It is crucial that law students receive some training in the basics of effective law-related education, regardless of your program’s model. To be effective, Street Law classes should focus on relevant topics and use methods that actively involve the students.
Writing Effective Lesson Plans
Law students need training on how to develop effective lesson plans. The purpose of the lesson plan is to assist law students in focusing their classroom presentations on the topics most beneficial to their students. A student armed with a thoughtful, creative lesson plan will find the class session to be more enjoyable, more comfortable, and more successful. Lesson plans also help ensure that lesson topics fit within the overarching goals of the course. This is especially important for high school courses linked to state standards.

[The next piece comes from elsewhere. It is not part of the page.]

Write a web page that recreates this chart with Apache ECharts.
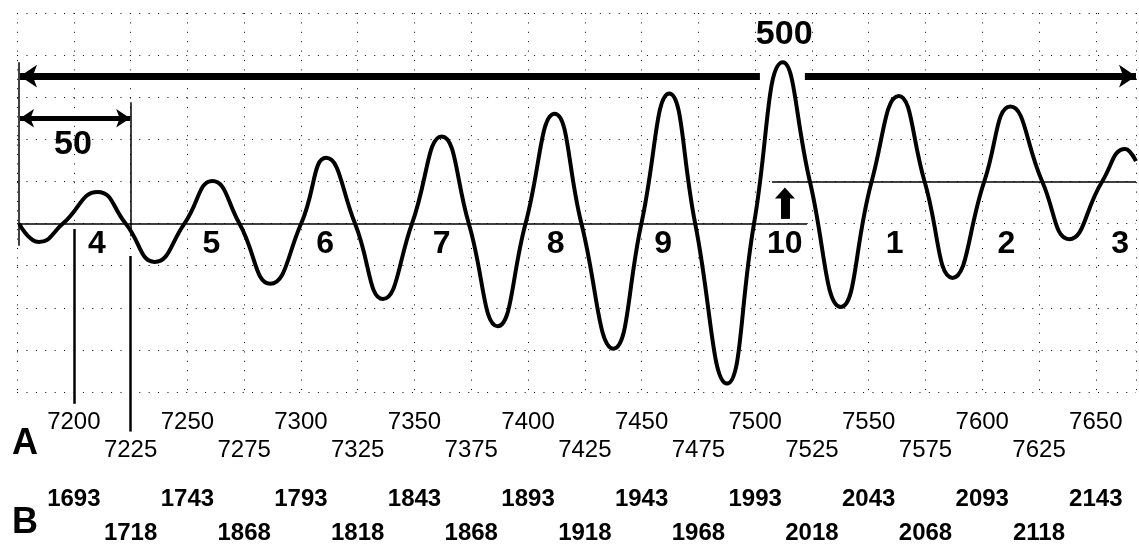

Street Law, Inc. recommends using the following materials to guide lesson plan development:
- For schools: Street Law: A Course in Practical Law and Street Law’s Classroom Guide to Mock Trials and Moot Courts
- For community-based sites: Street Law for Lawyers and Law Students Teaching in the Community
Components of a Lesson Plan
1. Lesson: (Topic to be taught)
2. Time: (Number of minutes to teach)
3. Goals: Goals are broad descriptions of the outcomes for students as a result of their work with the unit. The goals provide the basis for the development of specific learning objectives for each section taught.
4. ObjectivesIn order that students derive maximum benefit from the Street Law course, it is essential that student instructors articulate several fundamentally different, though interrelated, kinds of objectives. These objectives can be characterized as follows:
- Knowledge objectives: These objectives focus on students' obtaining and understanding specific information. For example, a knowledge objective for a search and seizure lesson might be: students will list four exceptions to the search warrant requirement.
- Skill objectives: These objectives focus on the development of important skills, frequently relating to advocacy/communication, critical analysis, and decision-making. For example, a skill objective for a legislative hearing might be: make a persuasive public policy argument in support of a proposed law.
- Attitude objectives: These focus primarily on students' feelings, values and beliefs. For example, an attitude objective may be that students develop confidence that, despite some exceptions, most police attempt to protect the rights of all members of the community.
5. Activities This is the longest portion of the lesson plan. It will tell you what to do in your class and in what order. The activities selected should be varied to keep interest high and appropriate to desired outcomes.
In devising the activities section, student instructors should be particularly aware of classroom problems when teachers lecture too much. A useful rule of thumb is to plan an activity for the major portion of each and every class. Activities that work particularly well include role plays, simulations, open-ended discussions, case studies, hypotheticals, group work, debates, and mock trials.
6. Evaluation What activities will the law students use to determine whether the learners have achieved the objectives through the methods used? When the law students have completed this section of the lesson plan, it is a good idea to return to the goals and trace the objectives, methods, and evaluation sections to ensure there is alignment. Frequently, new instructors identify goals that are not served by objectives, methods, or evaluation or include methods that serve no objectives or goals.
Field trips can be a useful method for Street Law classes if law students are willing to plan them properly. Work closely with your cooperating teacher and building administrators in planning any off-site activity. Before embarking on a field trip, a law student instructor needs to determine whether school policy and finances allow for the trip. Students under 18 will need parental permission slips.
Courts, jails, law firms, law schools, police stations, mediation centers, and homeless shelters are typical choices. Whatever the choice, it is important to structure the visit. This is best done by preparing the students for the trip and by preparing the site for their arrival.
To prepare the students, the student instructors should teach the students about what they are to see, determine the students' attitudes about the sites, check the accuracy of their perceptions, and create curiosity on the part of the students.
To prepare the site for a visit, the student instructors should contact the proper authority to arrange for a visit. In some instances, law students have created lesson plans to use during a site visit whereby a resource person at the site can participate in the lesson. This requires communicating with the resource person ahead of time and sending him/her a copy of the lesson. For example, when visiting a judge, you may want to have the students decide on how they would sentence offenders in a variety of scenarios and then have the judge comment on their sentences.
After the field trip, student instructors should discuss with the students the value of the trip and then determine whether the learning objectives were met.